Key management operations

Creating a wallet

When a user creates a wallet, the secure execution environment generates strong entropy (128 bits) from a cryptographically secure random number generator (CSPRNG). This is converted to a mnemonic using BIP-39, from which Privy derives the wallet's public key and private key. All Privy wallets are hierarchical deterministic (HD) wallets.

Immediately after creation, the wallet entropy is sharded into key shares, and the key shares are encrypted and distributed across separate security boundaries. This ensures that wallets can never be accessed outside of the secure execution environment.

Signing a transaction

Two shares must be present to reconstruct the private key.

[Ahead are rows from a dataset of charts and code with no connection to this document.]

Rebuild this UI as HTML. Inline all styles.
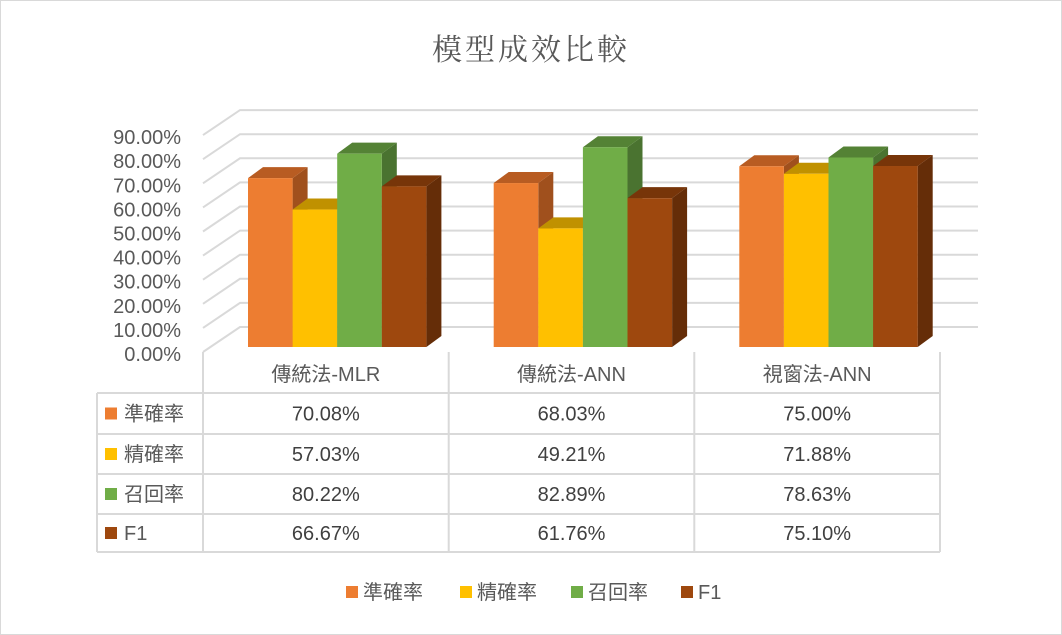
<!DOCTYPE html>
<html><head><meta charset="utf-8"><style>
body{margin:0;background:#fff}
svg{display:block;font-family:"Liberation Sans","Noto Sans CJK TC",sans-serif}
</style></head><body>
<svg id="c" width="1062" height="635" viewBox="0 0 1062 635">
<rect x="0.5" y="0.5" width="1061" height="634" fill="#fff" stroke="#d9d9d9"/>
<text x="531" y="60" text-anchor="middle" font-size="30" fill="#595959" letter-spacing="3" font-family="'Noto Serif CJK SC','Noto Sans CJK TC',serif">模型成效比較</text>
<g id="grid"></g><g id="bars"></g><g id="table"></g><g id="legend"></g>
</svg>
<script>
const categories=["傳統法-MLR","傳統法-ANN","視窗法-ANN"];
const seriesNames=["準確率","精確率","召回率","F1"];
const accuracy=[70.08,68.03,75.00];
const precision=[57.03,49.21,71.88];
const recall=[80.22,82.89,78.63];
const f1=[66.67,61.76,75.10];
const yTicks=[0,10,20,30,40,50,60,70,80,90];
const series=[accuracy,precision,recall,f1];
const front=["#ed7d31","#ffc000","#70ad47","#9e480e"];
const topC=["#b85c22","#c09100","#548235","#773509"];
const sideC=["#a0501d","#a67c00","#4a7330","#652d08"];
const NS="http://www.w3.org/2000/svg";
function mk(t,a,p){const e=document.createElementNS(NS,t);for(const k in a)e.setAttribute(k,a[k]);p.appendChild(e);return e;}
const colX=[203,448.7,694.3,940];
const yF=v=>347-v*2.41;
const yB=v=>327-v*2.41;
const grid=document.getElementById('grid');
yTicks.forEach(t=>{
 const l=mk('polyline',{points:`203,${yB(t)+25} 240,${yB(t)} 978,${yB(t)}`,fill:'none',stroke:'#d9d9d9','stroke-width':2},grid);
 
 
 const tx=mk('text',{x:181,y:yF(t)+14,'text-anchor':'end','font-size':20,fill:'#595959'},grid);
 tx.textContent=t.toFixed(2)+'%';
 
 
});
const bars=document.getElementById('bars');
const bw=44.6,dx=15,dy=-11;
categories.forEach((c,i)=>{
 series.forEach((s,j)=>{
  const x=colX[i]+45+j*bw, y=yF(s[i]), b=347;
  const g=mk('g',{},bars);
  
  
  mk('polygon',{points:`${x+bw},${y} ${x+bw+dx},${y+dy} ${x+bw+dx},${b+dy} ${x+bw},${b}`,fill:sideC[j]},g);
  mk('polygon',{points:`${x},${y} ${x+dx},${y+dy} ${x+bw+dx},${y+dy} ${x+bw},${y}`,fill:topC[j]},g);
  mk('rect',{x:x,y:y,width:bw,height:b-y,fill:front[j]},g);
 });
});
const tb=document.getElementById('table');
const rowY=[393,434,474,514,552];
const ln=(a,b,c,d)=>{const l=mk('line',{x1:a,y1:b,x2:c,y2:d,stroke:'#d9d9d9','stroke-width':2},tb);};
rowY.forEach(y=>ln(97,y,940,y));
ln(97,393,97,552);
colX.forEach(x=>ln(x,352,x,552));
categories.forEach((c,i)=>{
 const t=mk('text',{x:(colX[i]+colX[i+1])/2,y:381,'text-anchor':'middle','font-size':20,fill:'#595959'},tb);
 t.textContent=c;
 
 
});
series.forEach((s,j)=>{
 const cy=(rowY[j]+rowY[j+1])/2;
 mk('rect',{x:105,y:cy-6,width:12,height:12,fill:front[j]},tb);
 const n=mk('text',{x:124,y:cy+7,'font-size':20,fill:'#595959'},tb);
 n.textContent=seriesNames[j];
 
 
 s.forEach((v,i)=>{
  const t=mk('text',{x:(colX[i]+colX[i+1])/2,y:cy+7,'text-anchor':'middle','font-size':20,fill:'#404040'},tb);
  t.textContent=v.toFixed(2)+'%';
  
  
 });
});
const lg=document.getElementById('legend');
const lx=[346,460,571,681];
seriesNames.forEach((n,j)=>{
 const g=mk('g',{},lg);
 
 
 mk('rect',{x:lx[j],y:586,width:12,height:12,fill:front[j]},g);
 const t=mk('text',{x:lx[j]+17,y:599,'font-size':20,fill:'#595959'},g);
 t.textContent=n;
});
</script>
</body></html>
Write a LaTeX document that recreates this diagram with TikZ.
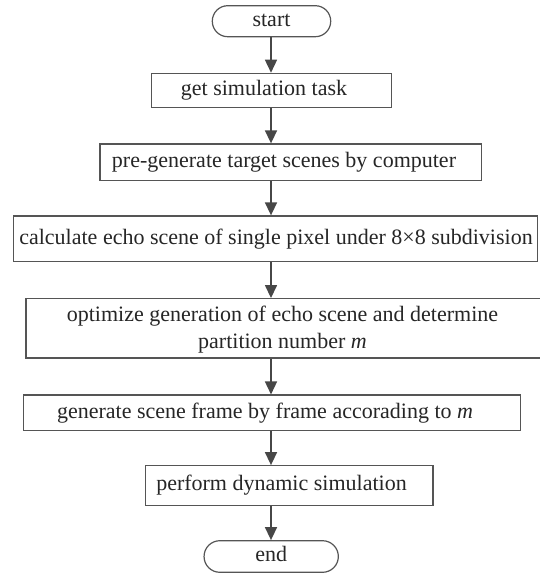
\documentclass[tikz,border=0pt]{standalone}
\usepackage{fontspec}
\setmainfont{Liberation Serif}
\usetikzlibrary{arrows.meta}
\definecolor{linec}{HTML}{555555}
\definecolor{arrc}{HTML}{474747}
\definecolor{txtc}{HTML}{262626}
\begin{document}
\begin{tikzpicture}[x=1pt,y=-1pt,
  box/.style={draw=linec, line width=1.2pt, fill=white, inner sep=0pt},
  term/.style={box, rounded corners=15.4pt},
  lbl/.style={text=txtc, font=\fontsize{22}{27}\selectfont, inner sep=0pt, align=center},
  one/.style={lbl, text height=15.4pt, text depth=4.6pt},
  arr/.style={draw=arrc, line width=1.5pt, -{Triangle[length=13pt,width=12pt]}}]
\useasboundingbox (0,0) rectangle (539,573);
\fill[white] (0,0) rectangle (539,573);
\coordinate (axis) at (271,0);
% boxes
\node[term, minimum width=118.4pt, minimum height=31pt] (start) at (271.5,21.2) {};
\node[box, minimum width=239.6pt, minimum height=34pt] (get) at (271.5,90.3) {};
\node[box, minimum width=381.3pt, minimum height=36.7pt] (pre) at (290.7,162.3) {};
\node[box, minimum width=524.4pt, minimum height=45.7pt] (calc) at (275.5,238.8) {};
\node[box, minimum width=515pt, minimum height=59.3pt] (opt) at (283.5,328.3) {};
\node[box, minimum width=497.4pt, minimum height=35.3pt] (gen) at (272,412.7) {};
\node[box, minimum width=287.7pt, minimum height=39.6pt] (perf) at (289.2,485.5) {};
\node[term, minimum width=134.3pt, minimum height=31.6pt, rounded corners=15.8pt] (end) at (271.2,556.5) {};
% texts
\node[one] (tstart) at (271.5,21.2) {start};
\node[one] (tget) at (264,90.3) {get simulation task};
\node[one] (tpre) at (284,162.3) {pre-generate target scenes by computer};
\node[one] (tcalc) at (276,238.8) {calculate echo scene of single pixel under 8×8 subdivision};
\node[lbl] (topt) at (282.5,329.4) {optimize generation of echo scene and determine\\partition number \textit{m}};
\node[one] (tgen) at (265,412.7) {generate scene frame by frame accorading to \textit{m}};
\node[one] (tperf) at (281.5,485.5) {perform dynamic simulation};
\node[one] (tend) at (271.2,556.5) {end};
% connectors
\draw[arr] (start.south -| axis) -- (get.north -| axis);
\draw[arr] (get.south -| axis) -- (pre.north -| axis);
\draw[arr] (pre.south -| axis) -- (calc.north -| axis);
\draw[arr] (calc.south -| axis) -- (opt.north -| axis);
\draw[arr] (opt.south -| axis) -- (gen.north -| axis);
\draw[arr] (gen.south -| axis) -- (perf.north -| axis);
\draw[arr] (perf.south -| axis) -- (end.north -| axis);
\end{tikzpicture}
\end{document}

During regular operation, Privy reassembles the wallet using a device share and auth share.

In other words, when signing a transaction:

  1. Your app makes a POST request to the Privy API with the appropriate bearer token (typically the Privy app secret) and an authorization key signature.
  2. Privy's backend authenticates the bearer token. If the request is valid, the request is forwarded to the TEE, along with the auth share.
  3. The TEE verifies the authorization signature from your request against the authorization public key.
  4. The TEE decrypts its encrypted device share and combines it with the auth share to reconstruct the wallet's private key.
  5. The key is used temporarily in-memory for cryptographic signing.
  6. The signature is returned to your application.

Privy also supports broadcasting the signed transaction to the blockchain, directly from the API.